→ **Problem requirements**:
Find the string "diagram" in the entries and copy each line that has it.

(Extracted records)

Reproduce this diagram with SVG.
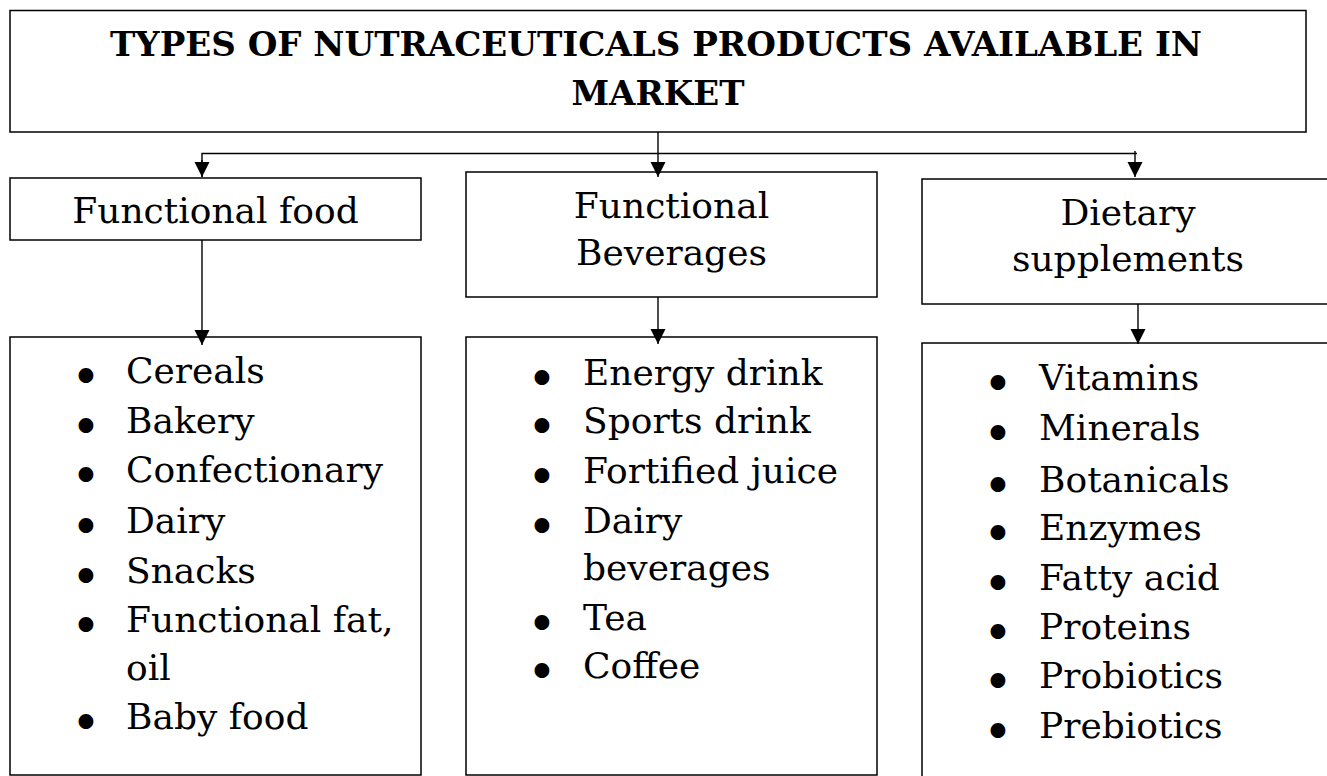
<svg xmlns="http://www.w3.org/2000/svg" width="1327" height="776" viewBox="0 0 1327 776">
<style>
.box{fill:#fff;stroke:#000;stroke-width:1.5}
.t{font-family:"DejaVu Serif","Liberation Serif",serif;font-size:36px;fill:#000}
.c{text-anchor:middle}
.title{font-family:"DejaVu Serif","Liberation Serif",serif;font-weight:bold;font-size:34px;fill:#000;text-anchor:middle}
.b{font-family:"DejaVu Sans","Liberation Sans",sans-serif;font-weight:bold;font-size:42px;fill:#000;text-anchor:middle}
.con{fill:none;stroke:#000;stroke-width:1.4}
</style>
<defs>
<marker id="ah" markerUnits="userSpaceOnUse" markerWidth="16" markerHeight="16" refX="15" refY="7.5" orient="auto">
<path d="M0,0 L15,7.5 L0,15 z" fill="#000"/>
</marker>
</defs>
<rect width="1327" height="776" fill="#fff"/>
<g id="title">
<rect class="box" x="10" y="10.5" width="1296" height="121.5"/>
<text class="title" x="656" y="56" textLength="1092" lengthAdjust="spacingAndGlyphs">TYPES OF NUTRACEUTICALS PRODUCTS AVAILABLE IN</text>
<text class="title" x="658" y="105">MARKET</text>
</g>
<g id="functional-food">
<rect class="box" x="10" y="178" width="411" height="62"/>
<text class="t c" x="215.5" y="223">Functional food</text>
</g>
<g id="functional-beverages">
<rect class="box" x="466" y="172" width="411" height="125"/>
<text class="t c" x="671.5" y="218">Functional</text>
<text class="t c" x="671.5" y="265">Beverages</text>
</g>
<g id="dietary-supplements">
<rect class="box" x="922" y="179" width="420" height="125"/>
<text class="t c" x="1128" y="225">Dietary</text>
<text class="t c" x="1128" y="271">supplements</text>
</g>
<g id="food-list">
<rect class="box" x="10" y="337" width="411" height="438"/>
<text class="b" x="86" y="391">•</text><text class="t" x="126" y="383">Cereals</text>
<text class="b" x="86" y="441">•</text><text class="t" x="126" y="433">Bakery</text>
<text class="b" x="86" y="490">•</text><text class="t" x="126" y="482">Confectionary</text>
<text class="b" x="86" y="541">•</text><text class="t" x="126" y="533">Dairy</text>
<text class="b" x="86" y="591">•</text><text class="t" x="126" y="583">Snacks</text>
<text class="b" x="86" y="640">•</text><text class="t" x="126" y="632">Functional fat,</text>
<text class="t" x="126" y="680">oil</text>
<text class="b" x="86" y="737">•</text><text class="t" x="126" y="729">Baby food</text>
</g>
<g id="beverages-list">
<rect class="box" x="466" y="337" width="411" height="438"/>
<text class="b" x="542" y="393">•</text><text class="t" x="583" y="385">Energy drink</text>
<text class="b" x="542" y="441">•</text><text class="t" x="583" y="433">Sports drink</text>
<text class="b" x="542" y="491">•</text><text class="t" x="583" y="483">Fortified juice</text>
<text class="b" x="542" y="541">•</text><text class="t" x="583" y="533">Dairy</text>
<text class="t" x="583" y="580">beverages</text>
<text class="b" x="542" y="638">•</text><text class="t" x="583" y="630">Tea</text>
<text class="b" x="542" y="686">•</text><text class="t" x="583" y="678">Coffee</text>
</g>
<g id="supplements-list">
<rect class="box" x="922" y="343" width="420" height="450"/>
<text class="b" x="998" y="398">•</text><text class="t" x="1039" y="390">Vitamins</text>
<text class="b" x="998" y="448">•</text><text class="t" x="1039" y="440">Minerals</text>
<text class="b" x="998" y="500">•</text><text class="t" x="1039" y="492">Botanicals</text>
<text class="b" x="998" y="548">•</text><text class="t" x="1039" y="540">Enzymes</text>
<text class="b" x="998" y="598">•</text><text class="t" x="1039" y="590">Fatty acid</text>
<text class="b" x="998" y="647">•</text><text class="t" x="1039" y="639">Proteins</text>
<text class="b" x="998" y="696">•</text><text class="t" x="1039" y="688">Probiotics</text>
<text class="b" x="998" y="746">•</text><text class="t" x="1039" y="738">Prebiotics</text>
</g>
<g id="connectors">
<path class="con" d="M658,132 V177" marker-end="url(#ah)"/>
<path class="con" d="M202,177 V153.5 H1137"/>
<path class="con" d="M202,160 V177" marker-end="url(#ah)"/>
<path class="con" d="M1135,151 V177" marker-end="url(#ah)"/>
<path class="con" d="M202,240 V345" marker-end="url(#ah)"/>
<path class="con" d="M658,297 V344" marker-end="url(#ah)"/>
<path class="con" d="M1138,304 V344" marker-end="url(#ah)"/>
</g>
</svg>
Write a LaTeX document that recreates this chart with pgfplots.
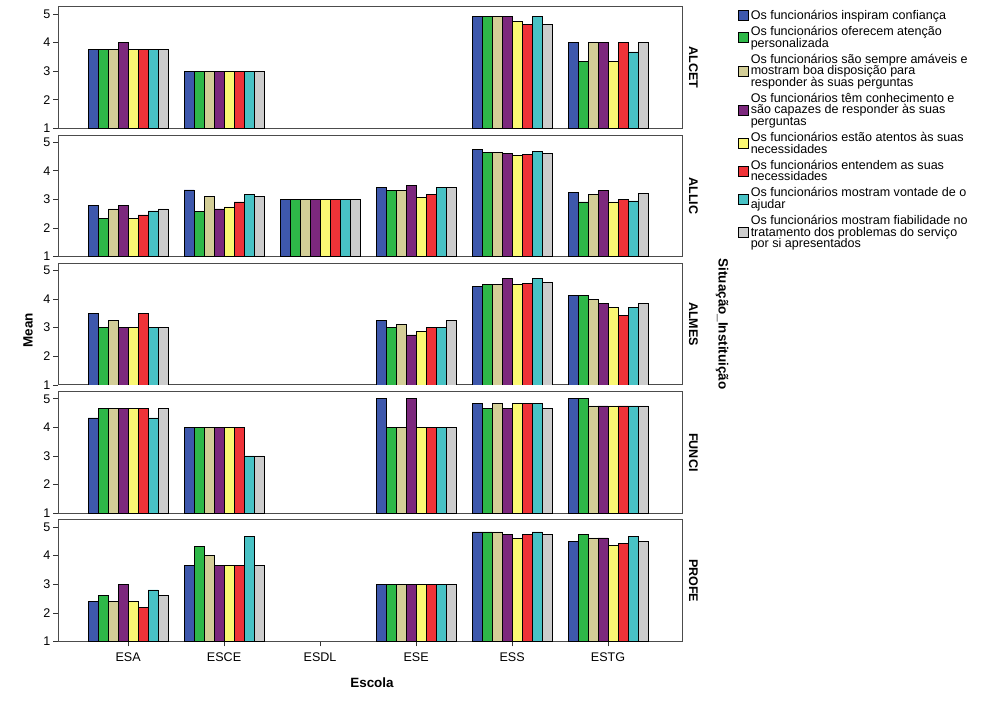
\documentclass[border=0pt]{standalone}
\usepackage{fontspec}
\setmainfont{Liberation Sans}
\usepackage{pgfplots}
\usepackage{pgfplotstable}
\pgfplotsset{compat=1.18}
\usepgfplotslibrary{groupplots}

\definecolor{c1}{HTML}{3E58AC}
\definecolor{c2}{HTML}{2EB848}
\definecolor{c3}{HTML}{D3CE97}
\definecolor{c4}{HTML}{7C287D}
\definecolor{c5}{HTML}{FBF873}
\definecolor{c6}{HTML}{EF3338}
\definecolor{c7}{HTML}{48C2C5}
\definecolor{c8}{HTML}{CCCCCC}

\pgfplotstableread{
x s1 s2 s3 s4 s5 s6 s7 s8
0 3.75 3.75 3.75 4 3.75 3.75 3.75 3.75
1 3 3 3 3 3 3 3 3
4 4.9 4.9 4.9 4.9 4.75 4.63 4.9 4.63
5 4 3.33 4 4 3.33 4 3.67 4
}\alcet
\pgfplotstableread{
x s1 s2 s3 s4 s5 s6 s7 s8
0 2.8 2.33 2.67 2.8 2.33 2.46 2.6 2.67
1 3.33 2.58 3.09 2.67 2.74 2.91 3.17 3.09
2 3 3 3 3 3 3 3 3
3 3.41 3.32 3.32 3.5 3.07 3.17 3.41 3.41
4 4.76 4.63 4.63 4.6 4.54 4.56 4.67 4.6
5 3.24 2.91 3.17 3.31 2.91 3.0 2.95 3.2
}\allic
\pgfplotstableread{
x s1 s2 s3 s4 s5 s6 s7 s8
0 3.5 3 3.25 3 3 3.5 3 3
3 3.25 3 3.11 2.75 2.88 3 3 3.25
4 4.43 4.5 4.5 4.71 4.5 4.56 4.71 4.57
5 4.14 4.14 4 3.86 3.71 3.43 3.71 3.86
}\almes
\pgfplotstableread{
x s1 s2 s3 s4 s5 s6 s7 s8
0 4.33 4.67 4.67 4.67 4.67 4.67 4.33 4.67
1 4 4 4 4 4 4 3 3
3 5 4 4 5 4 4 4 4
4 4.83 4.67 4.83 4.67 4.83 4.83 4.83 4.67
5 5 5 4.75 4.75 4.75 4.75 4.75 4.75
}\funci
\pgfplotstableread{
x s1 s2 s3 s4 s5 s6 s7 s8
0 2.4 2.6 2.4 3 2.4 2.2 2.8 2.6
1 3.67 4.33 4 3.67 3.67 3.67 4.67 3.67
3 3 3 3 3 3 3 3 3
4 4.83 4.83 4.83 4.75 4.6 4.75 4.83 4.75
5 4.5 4.75 4.62 4.62 4.35 4.42 4.67 4.5
}\profe

\newcommand\plotall[1]{%
\addplot[fill=c1] table[x=x,y=s1]{#1};
\addplot[fill=c2] table[x=x,y=s2]{#1};
\addplot[fill=c3] table[x=x,y=s3]{#1};
\addplot[fill=c4] table[x=x,y=s4]{#1};
\addplot[fill=c5] table[x=x,y=s5]{#1};
\addplot[fill=c6] table[x=x,y=s6]{#1};
\addplot[fill=c7] table[x=x,y=s7]{#1};
\addplot[fill=c8] table[x=x,y=s8]{#1};
}

\newcommand\fnt{\fontsize{12.6}{11.5}\selectfont\lineskiplimit=-20pt\relax}
\newcommand\bfnt{\fontsize{13.5}{14}\selectfont\bfseries}

\begin{document}
\begin{tikzpicture}[font=\fnt]
\begin{groupplot}[
  group style={group size=1 by 5, vertical sep=6.7bp,
    xticklabels at=edge bottom},
  width=624bp, height=121.6bp, scale only axis,
  xmin=-0.73, xmax=5.77, ymin=1, ymax=5.25,
  ytick={1,2,3,4,5},
  xtick={0,1,2,3,4,5},
  xticklabels={ESA,ESCE,ESDL,ESE,ESS,ESTG},
  ytick pos=left, xtick pos=bottom,
  tick align=outside, major tick length=5bp,
  tick style={black!80, line width=0.6bp},
  axis line style={black!70, line width=0.8bp},
  ybar=0pt, /pgf/bar width=10bp,
  every axis plot/.append style={draw=black, line width=0.6bp},
  /pgf/number format/assume math mode=true,
  tick label style={font=\fnt},
  yticklabel style={xshift=1bp},
  xticklabel style={yshift=-3bp},
  legend image code/.code={\draw[#1] (0bp,-5bp) rectangle (10bp,5bp);},
  legend cell align=left,
  legend style={at={(1.09,1.0)}, anchor=north west, yshift=-1.5bp,
    draw=none, fill=none,
    font=\fnt, row sep=1.5bp, inner sep=0pt, outer sep=0pt,
    cells={align=left}},
]
\nextgroupplot[xtick=\empty]
\addplot[fill=c1] table[x=x,y=s1]{\alcet};
\addlegendentry{Os funcionários inspiram confiança}
\addplot[fill=c2] table[x=x,y=s2]{\alcet};
\addlegendentry{Os funcionários oferecem atenção\\personalizada}
\addplot[fill=c3] table[x=x,y=s3]{\alcet};
\addlegendentry{Os funcionários são sempre amáveis e\\mostram boa disposição para\\responder às suas perguntas}
\addplot[fill=c4] table[x=x,y=s4]{\alcet};
\addlegendentry{Os funcionários têm conhecimento e\\são capazes de responder às suas\\perguntas}
\addplot[fill=c5] table[x=x,y=s5]{\alcet};
\addlegendentry{Os funcionários estão atentos às suas\\necessidades}
\addplot[fill=c6] table[x=x,y=s6]{\alcet};
\addlegendentry{Os funcionários entendem as suas\\necessidades}
\addplot[fill=c7] table[x=x,y=s7]{\alcet};
\addlegendentry{Os funcionários mostram vontade de o\\ajudar}
\addplot[fill=c8] table[x=x,y=s8]{\alcet};
\addlegendentry{Os funcionários mostram fiabilidade no\\tratamento dos problemas do serviço\\por si apresentados}
\coordinate (TL) at (rel axis cs:0,1);
\coordinate (R1) at (rel axis cs:1,0.5);

\nextgroupplot[xtick=\empty]
\plotall{\allic}
\coordinate (R2) at (rel axis cs:1,0.5);

\nextgroupplot[xtick=\empty]
\plotall{\almes}
\coordinate (ML) at (rel axis cs:0,0.45);
\coordinate (R3) at (rel axis cs:1,0.5);

\nextgroupplot[xtick=\empty]
\plotall{\funci}
\coordinate (R4) at (rel axis cs:1,0.5);

\nextgroupplot
\plotall{\profe}
\coordinate (BC) at (rel axis cs:0.5,0);
\coordinate (R5) at (rel axis cs:1,0.5);
\end{groupplot}
\path (R1) ++(11.5bp,0) node[rotate=-90,font=\fnt\bfseries] {ALCET};
\path (R2) ++(11.5bp,0) node[rotate=-90,font=\fnt\bfseries] {ALLIC};
\path (R3) ++(11.5bp,0) node[rotate=-90,font=\fnt\bfseries] {ALMES};
\path (R4) ++(11.5bp,0) node[rotate=-90,font=\fnt\bfseries] {FUNCI};
\path (R5) ++(11.5bp,0) node[rotate=-90,font=\fnt\bfseries] {PROFE};
\path (ML) ++(-30bp,0) node[rotate=90,font=\bfnt] {Mean};
\path (BC) ++(2bp,-41.5bp) node[font=\bfnt] {Escola};
\path (R3) ++(40bp,0) node[rotate=-90,font=\bfnt] {Situação\_Instituição};
\path (TL) ++(-58bp,6.7bp) rectangle ++(987bp,-707bp);
\end{tikzpicture}
\end{document}
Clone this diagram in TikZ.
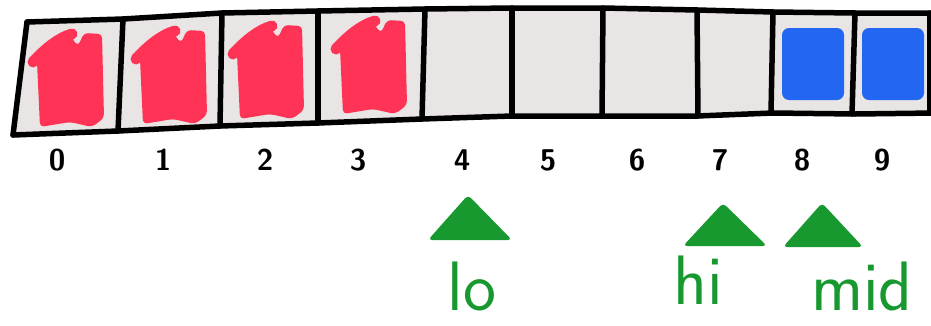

→ **Response**:
Reproduce this diagram with SVG.
Clone this diagram in TikZ.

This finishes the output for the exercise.